When a standard SIP over WebSocket client (like JsSIP) experiences a sudden disconnection or a page reload, the SIP session state is lost on the client-side. Because SIP relies on a strict state machine with sequential dialogs and transactions, the client cannot simply reconnect and say "I'm still here." The call drops, and there is no native way in standard SIP to seamlessly recover the media session without starting a completely new call.
The Verto Solution: Built for the Web
Verto is an RTC (Real-Time Communication) signaling protocol developed directly by the FreeSWITCH team. Instead of cramming a heavy, telecom-era textual protocol (SIP) into a WebSocket, Verto is built entirely on lightweight JSON-RPC.
Verto was designed from day one with the realities of the modern web browser in mind.
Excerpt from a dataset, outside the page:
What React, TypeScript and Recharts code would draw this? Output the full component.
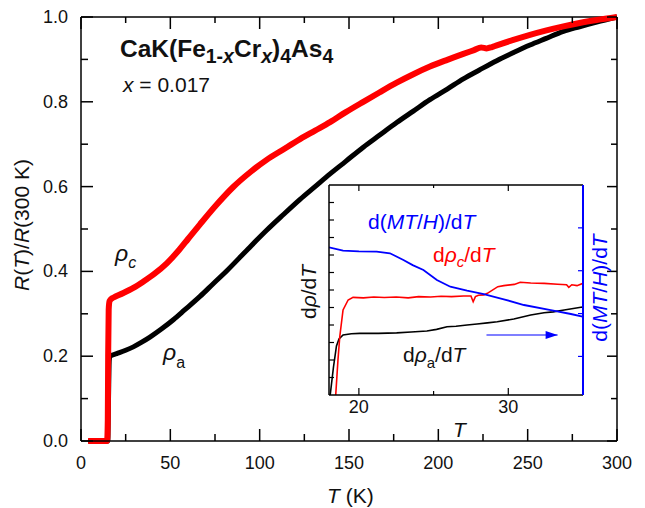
import React from 'react';
import { LineChart, Line, XAxis, YAxis, ReferenceLine } from 'recharts';

const FONT = '"Liberation Sans", Arial, Helvetica, sans-serif';
const RED = '#ff0000';
const BLUE = '#0000ff';
const INK = '#000000';

// ---- main panel: normalized resistance R(T)/R(300 K) ----
const rhoCTemp = [4, 14.6, 15.0, 15.2, 15.5, 16.0, 17.5, 19, 23.7, 29.3, 34.9, 41, 48, 55, 60, 66.6, 75, 85.2, 95, 103.9, 113, 122.6, 131, 139.4, 148, 158, 167, 176.7, 186, 195.3, 205, 214, 220, 224, 227, 230, 232.7, 242, 251.3, 260, 270, 279, 288.6, 300];
const rhoCRatio = [0, 0, 0.05, 0.2, 0.31, 0.33, 0.337, 0.34, 0.349, 0.361, 0.376, 0.394, 0.419, 0.451, 0.477, 0.511, 0.553, 0.599, 0.635, 0.663, 0.687, 0.712, 0.732, 0.752, 0.775, 0.8, 0.822, 0.845, 0.865, 0.883, 0.899, 0.913, 0.922, 0.928, 0.926, 0.929, 0.933, 0.946, 0.958, 0.968, 0.978, 0.986, 0.993, 1.0];

const rhoATemp = [4, 15.0, 15.4, 15.8, 16.2, 20, 25, 29.3, 34, 38.6, 45, 51.7, 58, 66.6, 74, 81.5, 93.5, 103.9, 113, 122.6, 131, 139.4, 148, 158, 167, 176.7, 186, 195.3, 205, 214, 223, 232.7, 242, 251.3, 260, 270, 279, 288.6, 300];
const rhoARatio = [0, 0, 0.1, 0.19, 0.2, 0.206, 0.214, 0.222, 0.233, 0.245, 0.264, 0.286, 0.309, 0.341, 0.371, 0.401, 0.453, 0.497, 0.533, 0.57, 0.6, 0.63, 0.659, 0.693, 0.721, 0.751, 0.778, 0.805, 0.83, 0.854, 0.875, 0.897, 0.916, 0.934, 0.949, 0.966, 0.977, 0.988, 1.0];

const mainXTicks = [0, 25, 50, 75, 100, 125, 150, 175, 200, 225, 250, 275, 300];
const mainYTicks = [0, 0.1, 0.2, 0.3, 0.4, 0.5, 0.6, 0.7, 0.8, 0.9, 1.0];

// ---- inset: derivatives near the transition ----
const dRhoATemp = [18.08, 18.3, 18.5, 18.67, 18.94, 19.5, 20.06, 21.3, 22.53, 23.5, 24.55, 25.2, 25.9, 26.5, 27.24, 27.91, 28.6, 29.26, 30.37, 31.5, 32.39, 33.0, 33.74, 34.86, 35];
const dRhoAVal = [0, 1.6, 2.8, 3.2, 3.43, 3.5, 3.52, 3.52, 3.55, 3.6, 3.66, 3.75, 3.9, 3.93, 4.0, 4.06, 4.12, 4.19, 4.34, 4.57, 4.7, 4.75, 4.86, 5.01, 5.02];

const dRhoCTemp = [18.45, 18.6, 18.72, 18.94, 19.28, 19.61, 20.3, 21, 21.7, 22.5, 23.3, 24, 24.8, 25.5, 26.2, 27, 27.5, 27.65, 27.8, 28.0, 28.36, 28.6, 29.3, 29.7, 30.4, 30.8, 31.5, 32.4, 33.3, 33.9, 34.05, 34.25, 34.6, 35];
const dRhoCVal = [0, 2.0, 3.33, 4.86, 5.43, 5.58, 5.55, 5.6, 5.57, 5.6, 5.55, 5.62, 5.6, 5.64, 5.62, 5.66, 5.66, 5.33, 5.62, 5.7, 5.72, 5.81, 6.19, 6.25, 6.32, 6.44, 6.4, 6.38, 6.33, 6.3, 6.15, 6.3, 6.25, 6.38];

const dMTHTemp = [18.0, 18.94, 20, 21.19, 22.08, 22.98, 23.6, 24.32, 25.22, 26.12, 27.24, 28.36, 29.7, 31.05, 32.84, 34.19, 34.97];
const dMTHVal = [3.546, 3.467, 3.45, 3.444, 3.406, 3.25, 3.13, 3.016, 2.783, 2.627, 2.534, 2.456, 2.333, 2.2, 2.083, 1.99, 1.927];

// arrow pointing to the right-hand (magnetization) axis
const arrowTemp = [28.54, 33.3];
const arrowVal = [3.43, 3.43];

const insetXTicks = [20, 25, 30];
const insetLeftTicks = [1, 2, 3, 4, 5, 6, 7, 8, 9, 10, 11];
const insetRightTicks = [1, 2, 3, 4];

const zip = (xs: number[], ys: number[]) => xs.map((t, i) => ({ t, v: ys[i] }));

const rhoC = zip(rhoCTemp, rhoCRatio);
const rhoA = zip(rhoATemp, rhoARatio);
const dRhoA = zip(dRhoATemp, dRhoAVal);
const dRhoC = zip(dRhoCTemp, dRhoCVal);
const dMTH = zip(dMTHTemp, dMTHVal);
const arrow = zip(arrowTemp, arrowVal);

// main layout: plot area spans x 81..617, y 17..441
const MW = 645;
const MH = 508;
const M_AX_W = 60;
const M_AX_H = 30;
const M_LEFT = 81;
const M_RIGHT = 617;
const M_TOP = 17;
const M_BOTTOM = 441;
const MM = { top: M_TOP, right: MW - M_RIGHT, bottom: MH - M_BOTTOM - M_AX_H, left: M_LEFT - M_AX_W };

// inset layout (chart placed at page offset IX, IY)
const IX = 280;
const IY = 170;
const IW = 345;
const IH = 280;
const I_AX = 30;
const I_LEFT = 49;
const I_RIGHT = 303;
const I_TOP = 15;
const I_BOTTOM = 225;
const IM = { top: I_TOP, right: IW - I_RIGHT - I_AX, bottom: IH - I_BOTTOM - I_AX, left: I_LEFT - I_AX };

const MainXTick = (props: any) => {
  const x = props.x;
  const v = props.payload.value;
  const major = v % 50 === 0;
  return (
    <g>
      <line x1={x} x2={x} y1={M_BOTTOM} y2={M_BOTTOM - (major ? 12 : 7)} stroke={INK} strokeWidth={1.5} />
      <line x1={x} x2={x} y1={M_TOP} y2={M_TOP + (major ? 12 : 6)} stroke={INK} strokeWidth={1.5} />
      {major && (
        <text x={x} y={M_BOTTOM + 28} textAnchor="middle" fontSize={18} fontFamily={FONT} fill="#111">
          {v}
        </text>
      )}
    </g>
  );
};

const MainYTick = (props: any) => {
  const y = props.y;
  const v = props.payload.value;
  const major = Math.round(v * 10) % 2 === 0;
  return (
    <g>
      <line x1={M_LEFT} x2={M_LEFT + (major ? 12 : 7)} y1={y} y2={y} stroke={INK} strokeWidth={1.5} />
      <line x1={M_RIGHT} x2={M_RIGHT - (major ? 10 : 6)} y1={y} y2={y} stroke={INK} strokeWidth={1.5} />
      {major && (
        <text x={M_LEFT - 13} y={y + 6} textAnchor="end" fontSize={18} fontFamily={FONT} fill="#111">
          {v.toFixed(1)}
        </text>
      )}
    </g>
  );
};

const InsetXTick = (props: any) => {
  const x = props.x;
  const v = props.payload.value;
  const major = v % 10 === 0;
  return (
    <g>
      <line x1={x} x2={x} y1={I_BOTTOM} y2={I_BOTTOM - (major ? 7 : 4)} stroke={INK} strokeWidth={1.2} />
      <line x1={x} x2={x} y1={I_TOP} y2={I_TOP + (major ? 6 : 3)} stroke={INK} strokeWidth={1.2} />
      {major && (
        <text x={x} y={I_BOTTOM + 18} textAnchor="middle" fontSize={18} fontFamily={FONT} fill="#111">
          {v}
        </text>
      )}
    </g>
  );
};

const InsetLeftTick = (props: any) => (
  <line x1={I_LEFT} x2={I_LEFT + 5} y1={props.y} y2={props.y} stroke={INK} strokeWidth={1.2} />
);

const InsetRightTick = (props: any) => (
  <line x1={I_RIGHT} x2={I_RIGHT - 5} y1={props.y} y2={props.y} stroke={BLUE} strokeWidth={1.2} />
);

const ArrowHead = (props: any) => {
  const { cx, cy, index } = props;
  if (index !== 1) return <g key={`a${index}`} />;
  return <path key="ah" d={`M${cx},${cy} L${cx - 12},${cy - 4} L${cx - 12},${cy + 4} Z`} fill={BLUE} />;
};

const it = { fontStyle: 'italic' as const };

export default function App() {
  return (
    <div style={{ position: 'absolute', left: 0, top: 0, width: MW, height: MH, background: '#fff' }}>
      <div style={{ position: 'absolute', left: 0, top: 0 }}>
        <LineChart width={MW} height={MH} margin={MM}>
          <XAxis
            dataKey="t"
            type="number"
            domain={[0, 300]}
            ticks={mainXTicks}
            interval={0}
            height={M_AX_H}
            tickLine={false}
            axisLine={{ stroke: INK, strokeWidth: 1.5 }}
            tick={(p: any) => <MainXTick {...p} />}
          />
          <YAxis
            type="number"
            domain={[0, 1]}
            ticks={mainYTicks}
            interval={0}
            width={M_AX_W}
            tickLine={false}
            axisLine={{ stroke: INK, strokeWidth: 1.5 }}
            tick={(p: any) => <MainYTick {...p} />}
          />
          <ReferenceLine y={1} stroke={INK} strokeWidth={1.5} />
          <ReferenceLine x={300} stroke={INK} strokeWidth={1.5} />
          <Line data={rhoA} dataKey="v" type="monotone" stroke={INK} strokeWidth={5} dot={false} isAnimationActive={false} />
          <Line data={rhoC} dataKey="v" type="monotone" stroke={RED} strokeWidth={6} dot={false} isAnimationActive={false} />
        </LineChart>
      </div>

      <div style={{ position: 'absolute', left: IX, top: IY }}>
        <LineChart width={IW} height={IH} margin={IM}>
          <XAxis
            dataKey="t"
            type="number"
            domain={[18, 35]}
            ticks={insetXTicks}
            interval={0}
            height={I_AX}
            allowDataOverflow
            tickLine={false}
            axisLine={{ stroke: INK, strokeWidth: 1.5 }}
            tick={(p: any) => <InsetXTick {...p} />}
          />
          <YAxis
            yAxisId="l"
            type="number"
            domain={[0, 12]}
            ticks={insetLeftTicks}
            interval={0}
            width={I_AX}
            allowDataOverflow
            tickLine={false}
            axisLine={{ stroke: INK, strokeWidth: 1.5 }}
            tick={(p: any) => <InsetLeftTick {...p} />}
          />
          <YAxis
            yAxisId="r"
            orientation="right"
            type="number"
            domain={[0.1, 5]}
            ticks={insetRightTicks}
            interval={0}
            width={I_AX}
            allowDataOverflow
            tickLine={false}
            axisLine={{ stroke: BLUE, strokeWidth: 2 }}
            tick={(p: any) => <InsetRightTick {...p} />}
          />
          <ReferenceLine yAxisId="l" y={12} stroke={INK} strokeWidth={1.5} />
          <Line yAxisId="l" data={dRhoA} dataKey="v" type="linear" stroke={INK} strokeWidth={1.6} dot={false} isAnimationActive={false} />
          <Line yAxisId="l" data={dRhoC} dataKey="v" type="linear" stroke={RED} strokeWidth={1.6} dot={false} isAnimationActive={false} />
          <Line yAxisId="r" data={dMTH} dataKey="v" type="linear" stroke={BLUE} strokeWidth={1.8} dot={false} isAnimationActive={false} />
          <Line yAxisId="l" data={arrow} dataKey="v" type="linear" stroke={BLUE} strokeWidth={1.2} dot={(p: any) => <ArrowHead {...p} />} isAnimationActive={false} />
        </LineChart>
      </div>

      <svg
        width={MW}
        height={MH}
        style={{ position: 'absolute', left: 0, top: 0, pointerEvents: 'none' }}
        fontFamily={FONT}
      >
        {/* compound formula */}
        <text x={120} y={57} fontSize={24.5} fontWeight="bold" fill="#111">
          CaK(Fe
          <tspan fontSize={19.5} dy={6}>1-</tspan>
          <tspan fontSize={19.5} style={it}>x</tspan>
          <tspan dy={-6}>Cr</tspan>
          <tspan fontSize={19.5} dy={6} style={it}>x</tspan>
          <tspan dy={-6}>)</tspan>
          <tspan fontSize={19.5} dy={6}>4</tspan>
          <tspan dy={-6}>As</tspan>
          <tspan fontSize={19.5} dy={6}>4</tspan>
        </text>
        <text x={123} y={92} fontSize={21} fill="#111">
          <tspan style={it}>x</tspan> = 0.017
        </text>

        {/* curve labels */}
        <text x={115} y={261} fontSize={23} fill="#111">
          <tspan style={it}>ρ</tspan>
          <tspan fontSize={16} dy={7} style={it}>c</tspan>
        </text>
        <text x={163} y={360} fontSize={23} fill="#111">
          <tspan style={it}>ρ</tspan>
          <tspan fontSize={16} dy={8}>a</tspan>
        </text>

        {/* main axis titles */}
        <text x={29} y={225} fontSize={21} textAnchor="middle" transform="rotate(-90, 29, 225)" fill="#111">
          <tspan style={it}>R</tspan>(<tspan style={it}>T</tspan>)/<tspan style={it}>R</tspan>(300 K)
        </text>
        <text x={327} y={503} fontSize={21} fill="#111">
          <tspan style={it}>T</tspan> (K)
        </text>

        {/* inset labels */}
        <text x={368} y={229} fontSize={21} fill={BLUE}>
          d(<tspan style={it}>MT</tspan>/<tspan style={it}>H</tspan>)/d<tspan style={it}>T</tspan>
        </text>
        <text x={433} y={262} fontSize={21} fill={RED}>
          d<tspan style={it}>ρ</tspan>
          <tspan fontSize={15} dy={5} style={it}>c</tspan>
          <tspan dy={-5}>/d</tspan>
          <tspan style={it}>T</tspan>
        </text>
        <text x={403} y={362} fontSize={21} fill="#111">
          d<tspan style={it}>ρ</tspan>
          <tspan fontSize={15} dy={6}>a</tspan>
          <tspan dy={-6}>/d</tspan>
          <tspan style={it}>T</tspan>
        </text>
        <text x={316} y={292} fontSize={21} textAnchor="middle" transform="rotate(-90, 316, 292)" fill="#111">
          d<tspan style={it}>ρ</tspan>/d<tspan style={it}>T</tspan>
        </text>
        <text x={607} y={288} fontSize={21} textAnchor="middle" transform="rotate(-90, 607, 288)" fill={BLUE}>
          d(<tspan style={it}>MT</tspan>/<tspan style={it}>H</tspan>)/d<tspan style={it}>T</tspan>
        </text>
        <text x={453} y={437} fontSize={21} fill="#111" style={it}>
          T
        </text>
      </svg>
    </div>
  );
}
Here is why it outperforms SIP over WebSockets.
1. Seamless Session Recovery (verto.attach)
The single biggest advantage of Verto is its built-in session recovery mechanic.
When a Verto WebSocket drops (due to a page refresh or network blip), the call does not die. FreeSWITCH retains the session state and the active media streams on the server side (CF_RECOVERING flag) for a configurable timeout period.
When the Verto client reconnects and authenticates, FreeSWITCH detects the orphaned call. The client can then send a verto.attach JSON-RPC request. FreeSWITCH immediately maps the new WebSocket connection back to the existing call and reattaches the media.
- The user's audio and video seamlessly resume.
- No new calls need to be dialed.
- The UI state can be completely restored.
This level of resiliency is practically impossible to achieve gracefully with SIP over WSS.
2. Drastically Reduced Payload Size and Parsing Overhead
SIP is a verbose, text-based protocol that carries a lot of legacy baggage. A standard SIP INVITE with SDP can easily exceed 1,000 bytes. When traversing multiple proxies, SIP headers (Via, Record-Route, Contact) bloat the payload even further.
Verto utilizes minimal JSON. A Verto verto.invite payload contains strictly what is necessary to establish the WebRTC call: the dialog ID, the destination number, caller ID data, and the WebRTC SDP.
Because JSON is the native language of the web:
- Smaller payloads mean faster transmission over constrained mobile networks.
- Native parsing: Browsers parse JSON natively and instantly (
JSON.parse()) at the C++ browser-engine level. SIP requires heavy client-side JavaScript regex parsers to decode every incoming message string, eating up CPU and battery on mobile devices.
3. Tighter Integration with Web Paradigms
Because Verto is JSON-RPC, it feels exactly like a native web API. You aren't forcing front-end developers to learn telecom concepts like CSeq, Max-Forwards, or SIP response codes (e.g., 487 Request Terminated).
Instead, developers work with intuitive JSON parameters:
{
"jsonrpc": "2.0",
"method": "verto.invite",
"params": {
"dialogParams": {
"destination_number": "1000",
"caller_id_name": "Web User",
"caller_id_number": "1000"
},
"sdp": "v=0\r\no=-..."
}
}
This dramatically lowers the barrier to entry for web developers integrating voice and video into their applications, abstracting the telecom complexity into familiar paradigms.
4. Effortless Custom Variables
Passing custom data (like user context, application state, or CRM IDs) via SIP usually requires hacking custom X- headers into the SIP request, which must be carefully stripped and parsed on the server.
Verto handles this elegantly. You can map any JSON property directly to FreeSWITCH channel variables by using the variables JSON object in your request. This data is instantly accessible in the FreeSWITCH dialplan or event socket, allowing for incredibly tight integration between your web frontend and your backend routing logic.
Conclusion
While SIP over WebSockets is a functional approach for legacy interoperability, it brings heavy telecom baggage into an environment where it doesn't belong.
If you are building a modern WebRTC application backed by FreeSWITCH, Mod_Verto is the architectural path forward. Its lightweight JSON-RPC structure significantly improves performance, simplifies front-end development, and most importantly, offers robust session recovery that saves calls from the chaotic nature of web browsers.